Imprimerie Lahure [Maison Lahure; Imprimerie générale de Ch. Lahure; Typographie A. Lahure; A. Lahure] (Paris, printer/publisher, fl. 1842–1929)
The foundations of the firm date back to 1842, when Charles-Auguste Lahure (1809–1887) entered into a formal business partnership with Jules Delalain (1810–1877), the son of printer Sylvain Delalain (1773–1842), co-managing a workshop employing approximately 100 personnel. In 1856, Lahure assumed complete proprietary control of the asset under his own name. To accommodate escalating mechanical demands, the enterprise consolidated its industrial operations into a single mass facility located at 9, rue de Fleurus in Paris. By the peak of the Second Empire, the facility's specialized labour force had expanded to roughly 500 industrial tradesmen and typographical operators.
Following the Franco-Prussian War (1870), managerial operations were transferred to Alexis Lahure (1849–1929), who aggressively adapted the facility to meet emerging typographic standards and market demands. The business leveraged capital from steady industrial trade contracts to branch out into direct publishing. In 1883, the firm conceptualized and launched Le Paris illustré, recognized globally as the first recurring French periodical to integrate complex multi-colour relief illustrations seamlessly alongside standard typeset columns.

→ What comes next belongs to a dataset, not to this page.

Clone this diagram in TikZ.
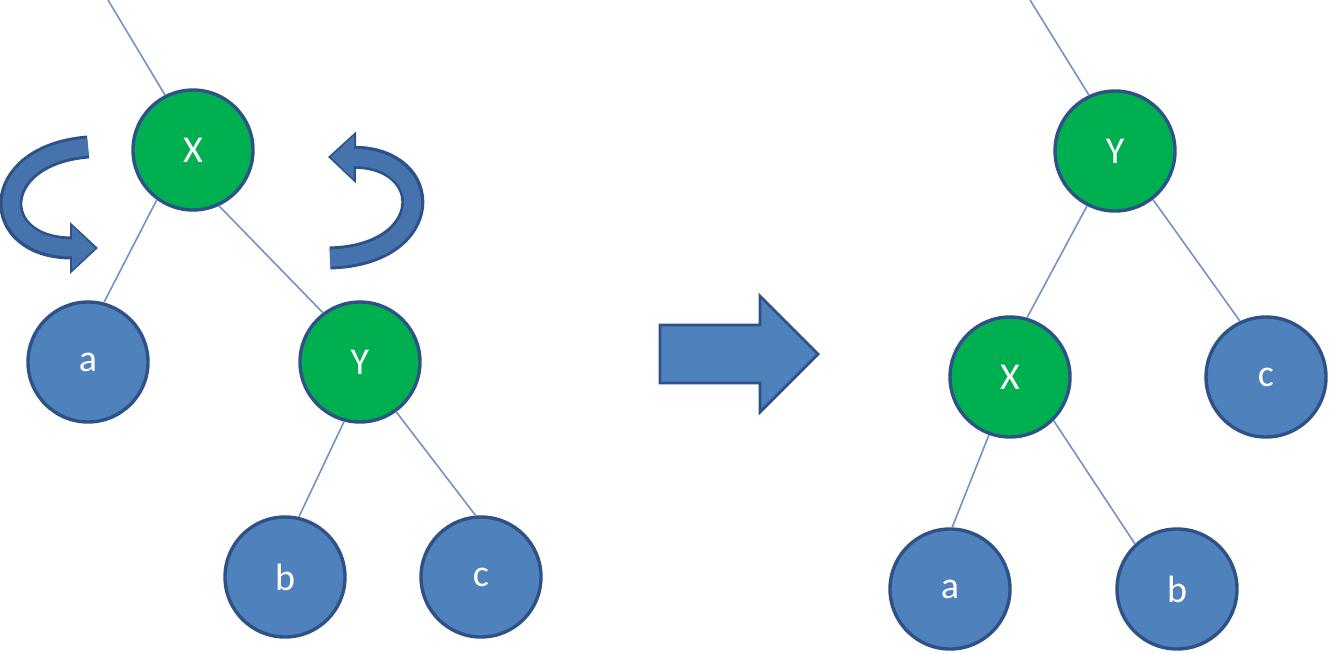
\documentclass[tikz,border=0pt]{standalone}
\usepackage{fontspec}
\setmainfont{Carlito}
\usepackage{tikz}
\usetikzlibrary{positioning,arrows.meta}

\definecolor{nodegreen}{HTML}{00B050}
\definecolor{nodeblue}{HTML}{4F81BD}
\definecolor{rimblue}{HTML}{2E5287}
\definecolor{edgeblue}{HTML}{7393C4}
\definecolor{turnblue}{HTML}{4673AD}

\begin{document}
\begin{tikzpicture}[x=0.5pt, y=-0.5pt, on grid,
    knot/.style={circle, draw=rimblue, line width=1.7pt, minimum size=60pt,
      inner sep=0pt, text=white, font=\fontsize{19}{23}\selectfont},
    red node/.style={knot, fill=nodegreen},
    leaf/.style={knot, fill=nodeblue},
    edge/.style={draw=edgeblue, line width=0.8pt},
    turn/.style={draw=rimblue, line width=11.5pt, -{Triangle[length=14pt, width=25pt]}},
    turn fill/.style={draw=turnblue, line width=8.5pt, shorten >=1.4pt,
      -{Triangle[length=11.5pt, width=21pt]}}]
  \useasboundingbox (0,0) rectangle (1336,653);

  % before the rotation
  \node [red node] (xl) at (193,150) {X};
  \node [leaf, below left=106pt and 52.5pt of xl] (al) {a};
  \node [red node, below right=106pt and 83.5pt of xl] (yl) {Y};
  \node [leaf, below left=107.5pt and 37.5pt of yl] (bl) {b};
  \node [leaf, below right=107.5pt and 60.5pt of yl] (cl) {c};
  \coordinate (tl) at (108,0);

  \draw [edge] (tl) -- (xl.117) (xl.234) -- (al.75) (xl.-65) -- (yl.127)
    (yl.-105) -- (bl.77) (yl.-54) -- (cl.95);

  % rotation arrows
  \draw [turn] (88,147) .. controls (-12,155) and (-12,248) .. (98,248);
  \draw [turn fill] (88,147) .. controls (-12,155) and (-12,248) .. (98,248);
  \draw [turn] (330,258) .. controls (436,255) and (436,158) .. (328,157);
  \draw [turn fill] (330,258) .. controls (436,255) and (436,158) .. (328,157);

  % big arrow
  \draw [draw=rimblue, fill=nodeblue, line width=1.4pt]
    (660,325) -- (760,325) -- (760,296) -- (818,354) -- (760,412)
    -- (760,383) -- (660,383) -- cycle;

  % after the rotation
  \node [red node] (yr) at (1115,151) {Y};
  \node [red node, below left=113pt and 52.5pt of yr] (xr) {X};
  \node [leaf, below right=113pt and 75.5pt of yr] (cr) {c};
  \node [leaf, below left=106pt and 30pt of xr] (ar) {a};
  \node [leaf, below right=106pt and 83.5pt of xr] (br) {b};
  \coordinate (tr) at (1030,0);

  \draw [edge] (tr) -- (yr.115) (yr.-117) -- (xr.74) (yr.-52) -- (cr.115)
    (xr.-110) -- (ar.88) (xr.-45) -- (br.133);
\end{tikzpicture}
\end{document}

The printing establishment widely known as the Imprimerie Lahure operated continuously across nearly nine decades, executing transitions in both corporate governance and official imprint typography.
The chronology of its legal corporate names follows this sequence:
Imprimerie générale de Ch. Lahure (c. 1856–1870): Established under the sole ownership of founder Charles-Auguste Lahure.
Maison Lahure (c. 1870–1880s): Adopted as a broad trade name during the transitional management phase following the senior Lahure's progressive retirement.
Typographie A. Lahure / A. Lahure (c. 1880s–1920s): Registered by son and successor Alexis Lahure, defining the company's output during its late industrial expansion.
Internal Administration of Charles Lahure Jr. (c. 1890s–1907): While his name did not appear on primary title-page imprints, Charles Lahure Jr. served as an executive administrator alongside his father Alexis, assisting in managing the firm's daily operations until his death at the age of 30.